### Written request
In your copy, leave out the pictures; write out all the data exactly.

### Source material
☆ ☆ ☆ ☆

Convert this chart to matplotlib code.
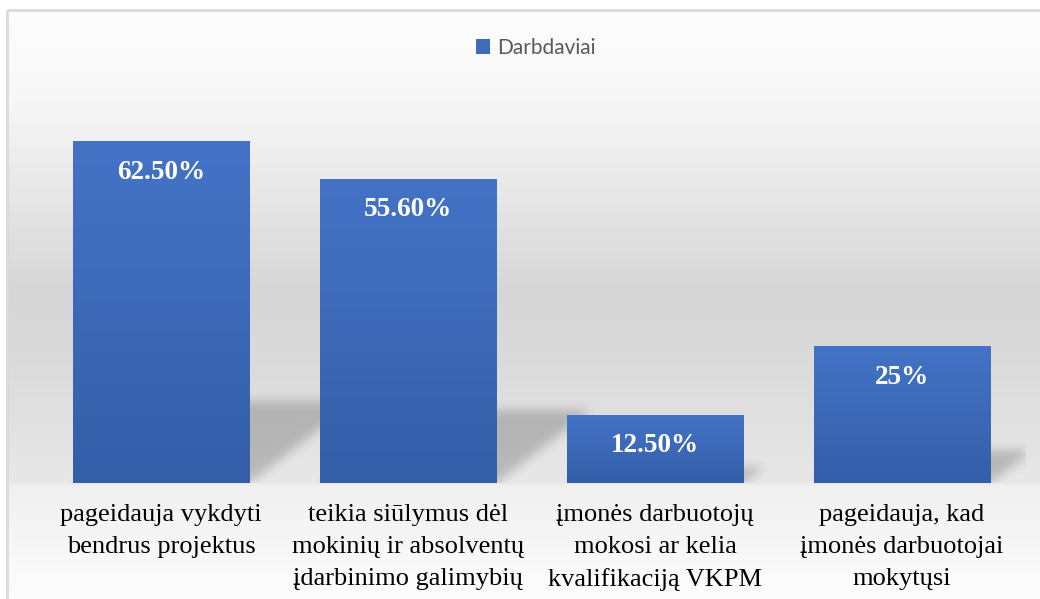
import numpy as np
import matplotlib
matplotlib.use("Agg")
import matplotlib.pyplot as plt
from matplotlib.patches import Patch, Rectangle

categories = [
    "pageidauja vykdyti\nbendrus projektus",
    "teikia siūlymus dėl\nmokinių ir absolventų\nįdarbinimo galimybių",
    "įmonės darbuotojų\nmokosi ar kelia\nkvalifikaciją VKPM",
    "pageidauja, kad\nįmonės darbuotojai\nmokytųsi",
]
values = [62.5, 55.6, 12.5, 25.0]
value_labels = ["62.50%", "55.60%", "12.50%", "25%"]
series_name = "Darbdaviai"

W, H = 1040, 599
fig = plt.figure(figsize=(W / 100, H / 100), dpi=100)

# background: white outside the chart border, vertical grey gradient inside
bg_ax = fig.add_axes([0, 0, 1, 1], zorder=-5)
bg_ax.set_axis_off()
ys = np.arange(H)
stops_y = [0, 10, 100, 200, 290, 380, 482, 486, 599]
stops_v = [255, 253, 247, 230, 214, 220, 232, 240, 253]
col = np.interp(ys, stops_y, stops_v) / 255.0
bg = np.repeat(col[:, None], W, axis=1)
bg[:10, :] = 1.0
bg[:, :7] = 1.0
bg_ax.imshow(np.dstack([bg, bg, bg]), extent=[0, W, H, 0], aspect="auto",
             interpolation="bilinear")
bg_ax.set_xlim(0, W)
bg_ax.set_ylim(H, 0)
bg_ax.add_patch(Rectangle((7, 10), W + 20, H + 20, fill=False,
                          edgecolor="#d9d9d9", linewidth=2))

# main axes
ax_left, ax_right = 37.5, 1025.5
ax_top, ax_bottom = 100, 483
ax = fig.add_axes([ax_left / W, 1 - ax_bottom / H,
                   (ax_right - ax_left) / W, (ax_bottom - ax_top) / H])
ax.patch.set_visible(False)
ymax = 70
ax.set_xlim(-0.5, len(values) - 0.5)
ax.set_ylim(0, ymax)
x = np.arange(len(values))
bar_w = 0.713

# soft perspective shadows behind bars
pw = int(ax_right - ax_left)
ph = int(ax_bottom - ax_top)
px_per_x = pw / len(values)
px_per_y = ph / ymax
gx, gy = np.meshgrid(np.arange(pw) + 0.5, np.arange(ph) + 0.5)
mask = np.zeros((ph, pw))
for i, v in enumerate(values):
    left = (i - bar_w / 2 + 0.5) * px_per_x
    right = (i + bar_w / 2 + 0.5) * px_per_x
    sh = 0.24 * v * px_per_y
    k = 1.3
    inside = (gy <= sh) & (gx >= left + gy * k) & (gx <= right + gy * k)
    mask[inside] = 1.0


def blur(a, sigma):
    r = int(3 * sigma)
    kern = np.exp(-0.5 * (np.arange(-r, r + 1) / sigma) ** 2)
    kern /= kern.sum()
    a = np.apply_along_axis(lambda m: np.convolve(m, kern, mode="same"), 0, a)
    a = np.apply_along_axis(lambda m: np.convolve(m, kern, mode="same"), 1, a)
    return a


mask = blur(mask, 5)
shadow = np.zeros((ph, pw, 4))
shadow[..., 3] = 0.2 * mask
ax.imshow(shadow, extent=[-0.5, len(values) - 0.5, 0, ymax], origin="lower",
          aspect="auto", zorder=1, interpolation="bilinear")

# bars with vertical gradient
bars = ax.bar(x, values, width=bar_w, color="#3d69b8", zorder=2)
top_c = np.array([68, 115, 198]) / 255
bot_c = np.array([52, 94, 168]) / 255
t = np.linspace(0, 1, 256)[:, None]
grad = (top_c * (1 - t) + bot_c * t)[:, None, :]
for b in bars:
    x0, y0 = b.get_x(), b.get_y()
    im = ax.imshow(grad, extent=[x0, x0 + b.get_width(), y0, y0 + b.get_height()],
                   aspect="auto", zorder=3, origin="upper")
    im.set_clip_path(b)

for xi, v, lab in zip(x, values, value_labels):
    ax.annotate(lab, (xi, v), xytext=(0, -31), textcoords="offset pixels",
                ha="center", va="center", color="white", fontsize=19.5,
                fontweight="bold", family="Liberation Serif", zorder=4)

ax.set_xticks(x)
ax.set_xticklabels(categories, family="Liberation Serif", fontsize=19,
                   color="black", linespacing=1.58)
ax.tick_params(axis="x", length=0, pad=15)
ax.set_yticks([])
for s in ["top", "right", "left", "bottom"]:
    ax.spines[s].set_visible(False)

fig.legend(handles=[Patch(facecolor="#3f6bbd", edgecolor="none", label=series_name)],
           loc="center", bbox_to_anchor=(535.5 / W, 1 - 48 / H), frameon=False,
           prop={"family": "Lato", "size": 15}, labelcolor="#595959",
           handlelength=0.7, handleheight=0.7, handletextpad=0.3)

fig.savefig("out.png", dpi=100)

☆ ☆ ☆ ☆

### Task answer
Convert this chart to matplotlib code.
import numpy as np
import matplotlib
matplotlib.use("Agg")
import matplotlib.pyplot as plt
from matplotlib.patches import Patch, Rectangle

categories = [
    "pageidauja vykdyti\nbendrus projektus",
    "teikia siūlymus dėl\nmokinių ir absolventų\nįdarbinimo galimybių",
    "įmonės darbuotojų\nmokosi ar kelia\nkvalifikaciją VKPM",
    "pageidauja, kad\nįmonės darbuotojai\nmokytųsi",
]
values = [62.5, 55.6, 12.5, 25.0]
value_labels = ["62.50%", "55.60%", "12.50%", "25%"]
series_name = "Darbdaviai"

W, H = 1040, 599
fig = plt.figure(figsize=(W / 100, H / 100), dpi=100)

# background: white outside the chart border, vertical grey gradient inside
bg_ax = fig.add_axes([0, 0, 1, 1], zorder=-5)
bg_ax.set_axis_off()
ys = np.arange(H)
stops_y = [0, 10, 100, 200, 290, 380, 482, 486, 599]
stops_v = [255, 253, 247, 230, 214, 220, 232, 240, 253]
col = np.interp(ys, stops_y, stops_v) / 255.0
bg = np.repeat(col[:, None], W, axis=1)
bg[:10, :] = 1.0
bg[:, :7] = 1.0
bg_ax.imshow(np.dstack([bg, bg, bg]), extent=[0, W, H, 0], aspect="auto",
             interpolation="bilinear")
bg_ax.set_xlim(0, W)
bg_ax.set_ylim(H, 0)
bg_ax.add_patch(Rectangle((7, 10), W + 20, H + 20, fill=False,
                          edgecolor="#d9d9d9", linewidth=2))

# main axes
ax_left, ax_right = 37.5, 1025.5
ax_top, ax_bottom = 100, 483
ax = fig.add_axes([ax_left / W, 1 - ax_bottom / H,
                   (ax_right - ax_left) / W, (ax_bottom - ax_top) / H])
ax.patch.set_visible(False)
ymax = 70
ax.set_xlim(-0.5, len(values) - 0.5)
ax.set_ylim(0, ymax)
x = np.arange(len(values))
bar_w = 0.713

# soft perspective shadows behind bars
pw = int(ax_right - ax_left)
ph = int(ax_bottom - ax_top)
px_per_x = pw / len(values)
px_per_y = ph / ymax
gx, gy = np.meshgrid(np.arange(pw) + 0.5, np.arange(ph) + 0.5)
mask = np.zeros((ph, pw))
for i, v in enumerate(values):
    left = (i - bar_w / 2 + 0.5) * px_per_x
    right = (i + bar_w / 2 + 0.5) * px_per_x
    sh = 0.24 * v * px_per_y
    k = 1.3
    inside = (gy <= sh) & (gx >= left + gy * k) & (gx <= right + gy * k)
    mask[inside] = 1.0


def blur(a, sigma):
    r = int(3 * sigma)
    kern = np.exp(-0.5 * (np.arange(-r, r + 1) / sigma) ** 2)
    kern /= kern.sum()
    a = np.apply_along_axis(lambda m: np.convolve(m, kern, mode="same"), 0, a)
    a = np.apply_along_axis(lambda m: np.convolve(m, kern, mode="same"), 1, a)
    return a


mask = blur(mask, 5)
shadow = np.zeros((ph, pw, 4))
shadow[..., 3] = 0.2 * mask
ax.imshow(shadow, extent=[-0.5, len(values) - 0.5, 0, ymax], origin="lower",
          aspect="auto", zorder=1, interpolation="bilinear")

# bars with vertical gradient
bars = ax.bar(x, values, width=bar_w, color="#3d69b8", zorder=2)
top_c = np.array([68, 115, 198]) / 255
bot_c = np.array([52, 94, 168]) / 255
t = np.linspace(0, 1, 256)[:, None]
grad = (top_c * (1 - t) + bot_c * t)[:, None, :]
for b in bars:
    x0, y0 = b.get_x(), b.get_y()
    im = ax.imshow(grad, extent=[x0, x0 + b.get_width(), y0, y0 + b.get_height()],
                   aspect="auto", zorder=3, origin="upper")
    im.set_clip_path(b)

for xi, v, lab in zip(x, values, value_labels):
    ax.annotate(lab, (xi, v), xytext=(0, -31), textcoords="offset pixels",
                ha="center", va="center", color="white", fontsize=19.5,
                fontweight="bold", family="Liberation Serif", zorder=4)

ax.set_xticks(x)
ax.set_xticklabels(categories, family="Liberation Serif", fontsize=19,
                   color="black", linespacing=1.58)
ax.tick_params(axis="x", length=0, pad=15)
ax.set_yticks([])
for s in ["top", "right", "left", "bottom"]:
    ax.spines[s].set_visible(False)

fig.legend(handles=[Patch(facecolor="#3f6bbd", edgecolor="none", label=series_name)],
           loc="center", bbox_to_anchor=(535.5 / W, 1 - 48 / H), frameon=False,
           prop={"family": "Lato", "size": 15}, labelcolor="#595959",
           handlelength=0.7, handleheight=0.7, handletextpad=0.3)

fig.savefig("out.png", dpi=100)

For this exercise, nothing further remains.